A large observational study out of Denmark has linked fish oil supplements with improved semen quality and testicular function in healthy men. The research cannot prove causation, however, it does echo prior research reaching similar conclusions in men with fertility issues.
Over the past few years evidence supporting the health benefits of taking fish oil supplements containing omega-3 fatty acids has been mixed at best. Doubts have been raised over how beneficial the popular supplement is in helping prevent heart disease, stroke, and cancer. On the other hand, evidence has shown possible benefits in lowering childhood asthma risk, especially if mothers consume supplements during pregnancy.
A new study is adding to the discordant volume of study on fish oil, finding supplements may improve testicular function in healthy men. The new research recruited nearly 1,700 young Danish men, all who completed a lifestyle and diet survey that included information of vitamin and fish oil supplements consumed across the prior three months.
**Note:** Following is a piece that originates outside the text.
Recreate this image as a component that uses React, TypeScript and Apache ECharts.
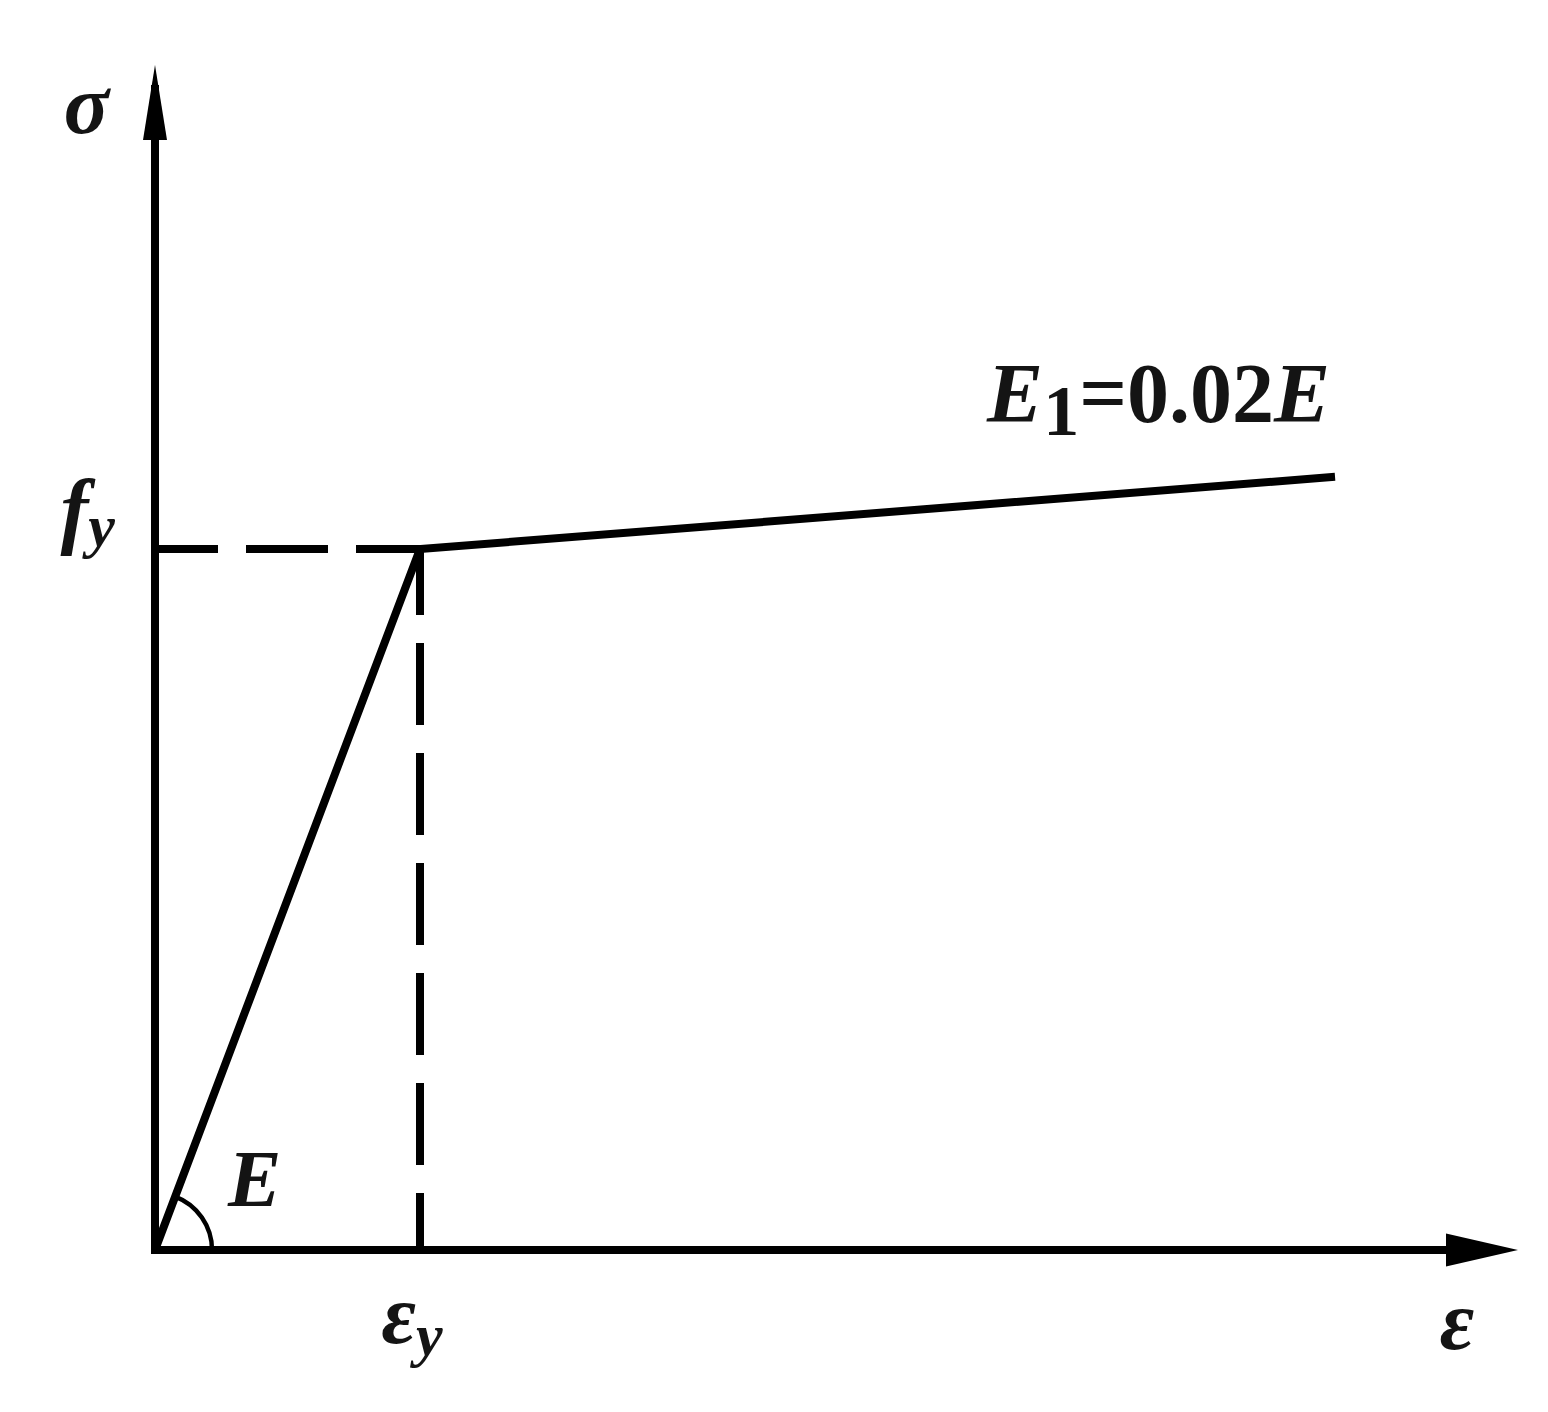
import React, { useEffect, useRef } from "react";
import * as echarts from "echarts";

// Bilinear (hardening) stress–strain model, normalised: ε_y = 1, f_y = 1
const strain = [0, 1, 4.453];
const stress = [0, 1, 1.103];
const yieldStrain = 1;
const yieldStress = 1;
const xMax = 5.068;
const yMax = 1.662;
const xTickLabel = "{m|ε}{s|y}";
const yTickLabel = "{m|f}{s|y}";
const xName = "ε";
const yName = "σ";
const slopeLabel = "E";
const hardeningLabel = ["E", "1", "=0.02", "E"];

const FONT = "Liberation Serif";
const INK = "#141414";
const LW = 8;

export default function App() {
  const ref = useRef<HTMLDivElement>(null);

  useEffect(() => {
    if (!ref.current) return;
    const chart = echarts.init(ref.current, undefined, { renderer: "svg" });

    const lineStyleBase = { color: "#000", width: LW };

    chart.setOption({
      animation: false,
      backgroundColor: "#fff",
      grid: { left: 155, top: 85, right: 50, bottom: 162, containLabel: false },
      xAxis: {
        type: "value",
        min: 0,
        max: xMax,
        name: xName,
        nameLocation: "end",
        nameGap: -41,
        nameTextStyle: {
          fontFamily: FONT,
          fontStyle: "italic",
          fontWeight: "bold",
          fontSize: 84,
          lineHeight: 84,
          color: INK,
          align: "center",
          verticalAlign: "top",
          padding: [28, 0, 0, 0],
        },
        axisLine: {
          show: true,
          symbol: ["none", "triangle"],
          symbolSize: [33, 72],
          symbolOffset: [0, -16],
          lineStyle: { color: "#000", width: LW, cap: "butt" },
        },
        axisTick: { show: false },
        splitLine: { show: false },
        axisLabel: {
          customValues: [yieldStrain],
          formatter: () => xTickLabel,
          margin: 22,
          color: INK,
          padding: [0, 16, 0, 0],
          rich: {
            m: { fontFamily: FONT, fontStyle: "italic", fontWeight: "bold", fontSize: 84, lineHeight: 84, color: INK },
            s: { fontFamily: FONT, fontStyle: "italic", fontWeight: "bold", fontSize: 60, lineHeight: 60, padding: [42, 0, 0, 0], color: INK },
          },
        },
      },
      yAxis: {
        type: "value",
        min: 0,
        max: yMax,
        name: yName,
        nameLocation: "end",
        nameGap: -19,
        nameTextStyle: {
          fontFamily: FONT,
          fontStyle: "italic",
          fontWeight: "bold",
          fontSize: 84,
          lineHeight: 84,
          color: INK,
          align: "right",
          verticalAlign: "middle",
          padding: [0, 46, 0, 0],
        },
        axisLine: {
          show: true,
          symbol: ["none", "triangle"],
          symbolSize: [24, 75],
          symbolOffset: [0, -17.5],
          lineStyle: { color: "#000", width: LW, cap: "butt" },
        },
        axisTick: { show: false },
        splitLine: { show: false },
        axisLabel: {
          customValues: [yieldStress],
          formatter: () => yTickLabel,
          margin: 40,
          color: INK,
          padding: [0, 0, 80, 0],
          rich: {
            m: { fontFamily: FONT, fontStyle: "italic", fontWeight: "bold", fontSize: 84, lineHeight: 84, color: INK },
            s: { fontFamily: FONT, fontStyle: "italic", fontWeight: "bold", fontSize: 60, lineHeight: 60, padding: [34, 0, 0, 0], color: INK },
          },
        },
      },
      series: [
        {
          type: "line",
          data: [
            [0, yieldStress],
            [yieldStrain, yieldStress],
          ],
          symbol: "none",
          lineStyle: { ...lineStyleBase, type: [82, 28], dashOffset: 19 },
          z: 2,
        },
        {
          type: "line",
          data: [
            [yieldStrain, yieldStress],
            [yieldStrain, 0],
          ],
          symbol: "none",
          lineStyle: { ...lineStyleBase, type: [82, 28], dashOffset: 16 },
          z: 2,
        },
        {
          type: "line",
          data: strain.map((s, i) => [s, stress[i]]),
          symbol: "none",
          lineStyle: { ...lineStyleBase, join: "miter" },
          z: 3,
        },
      ],
    });

    const o = chart.convertToPixel({ gridIndex: 0 }, [0, 0]) as number[];
    const yp = chart.convertToPixel({ gridIndex: 0 }, [yieldStrain, yieldStress]) as number[];
    const ep = chart.convertToPixel({ gridIndex: 0 }, [strain[strain.length - 1], stress[stress.length - 1]]) as number[];
    const ang = Math.atan2(o[1] - yp[1], yp[0] - o[0]);

    const bi = { fontFamily: FONT, fontStyle: "italic", fontWeight: "bold", color: INK };

    chart.setOption({
      graphic: [
        {
          type: "rect",
          shape: { x: o[0] - LW / 2, y: o[1] - LW / 2, width: LW, height: LW },
          style: { fill: "#000" },
          z: 10,
        },
        {
          type: "arc",
          shape: { cx: o[0], cy: o[1], r: 57, startAngle: -ang, endAngle: 0, clockwise: true },
          style: { stroke: "#000", lineWidth: 4.5, fill: "none" },
          z: 10,
        },
        {
          type: "text",
          x: o[0] + 73,
          y: o[1] - 71,
          style: {
            text: slopeLabel,
            font: `italic bold 80px "${FONT}"`,
            fill: INK,
            align: "left",
            verticalAlign: "middle",
          },
          z: 10,
        },
        {
          type: "text",
          x: ep[0] - 5,
          y: ep[1] - 83,
          style: {
            text: `{i|${hardeningLabel[0]}}{s|${hardeningLabel[1]}}{n|${hardeningLabel[2]}}{i|${hardeningLabel[3]}}`,
            align: "right",
            verticalAlign: "middle",
            fill: INK,
            rich: {
              i: { ...bi, fontSize: 84, lineHeight: 84 },
              s: { fontFamily: FONT, fontWeight: "bold", color: INK, fontSize: 72, lineHeight: 72, padding: [34, 0, 0, 0] },
              n: { fontFamily: FONT, fontWeight: "bold", color: INK, fontSize: 84, lineHeight: 84 },
            },
          },
          z: 10,
        },
      ],
    });

    return () => chart.dispose();
  }, []);

  return (
    <div
      ref={ref}
      style={{ position: "fixed", left: 0, top: 0, width: 1548, height: 1412, background: "#fff" }}
    />
  );
}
Semen and blood samples were taken alongside a complete physical examination.
The results revealed a significant correlation between fish oil supplement consumption and higher sperm count. The fish oil was also linked to larger testicular size and a healthier profile of two hormones related to sperm production. The study notes the correlation was not seen with any other vitamins or supplements noted by the subjects.
A number of experts not associated with this particular study suggest that, while the research is rigorous and compelling, it is still only generating observational correlations, and any causation could only be established through a randomized clinical trial. Richard Sharpe, from the University of Edinburgh, calls the new study “well-conducted,” but affirms the need for a clinical trial to confirm causation.
“… these findings need to be followed up using a randomized double-blind clinical trial before we’d be able to know whether taking fish oil supplements can improve reproductive function in men from the normal population,” says Sharpe, who didn’t work on this new study. “Such a trial would be able to exclude the possibility that remains in this study, which is that men taking fish oil supplements may simply be more health conscious and in a better reproductive state because of this, rather than the supplement itself having any effect.”
Kevin McEleny, from the British Fertility Society, also says that, although there is increasing evidence of numerous links between diet and reproductive health, it is unclear in this study whether the subjects taking fish oil supplements simply led healthier lives.
“In the study, there were very few men who took only fish oil and no other supplement,” says McEleny. “They also tended to have healthier lifestyles and in particular tended not to smoke. Being fit and healthy is important for male and female reproductive health. This doesn’t help us to say whether fish oil specifically is helpful.”
Despite these inherent limitations, this is not the first published study to investigate links between fish oil and male fertility. In fact, a large systematic review published last year examined 16 studies on the topic, comprising over 1,000 individual subjects with potential fertility issues. The conclusion was by no means certain but it did conclude, “omega-3 supplements and dietary intake of omega-3 might improve semen quality parameters in infertile men and men from couples seeking fertility treatment.”
The primary novelty of this new study is its examination of semen quality in healthy men. As with many observational studies, this research is certainly not the final say on the matter. Plus, there is no suggestion that these particular reproductive health metrics directly improve fertility or increase the chances of couples becoming pregnant. However, there certainly is no evidence to suggest fish oil supplements are harmful to a man’s reproductive health in any way.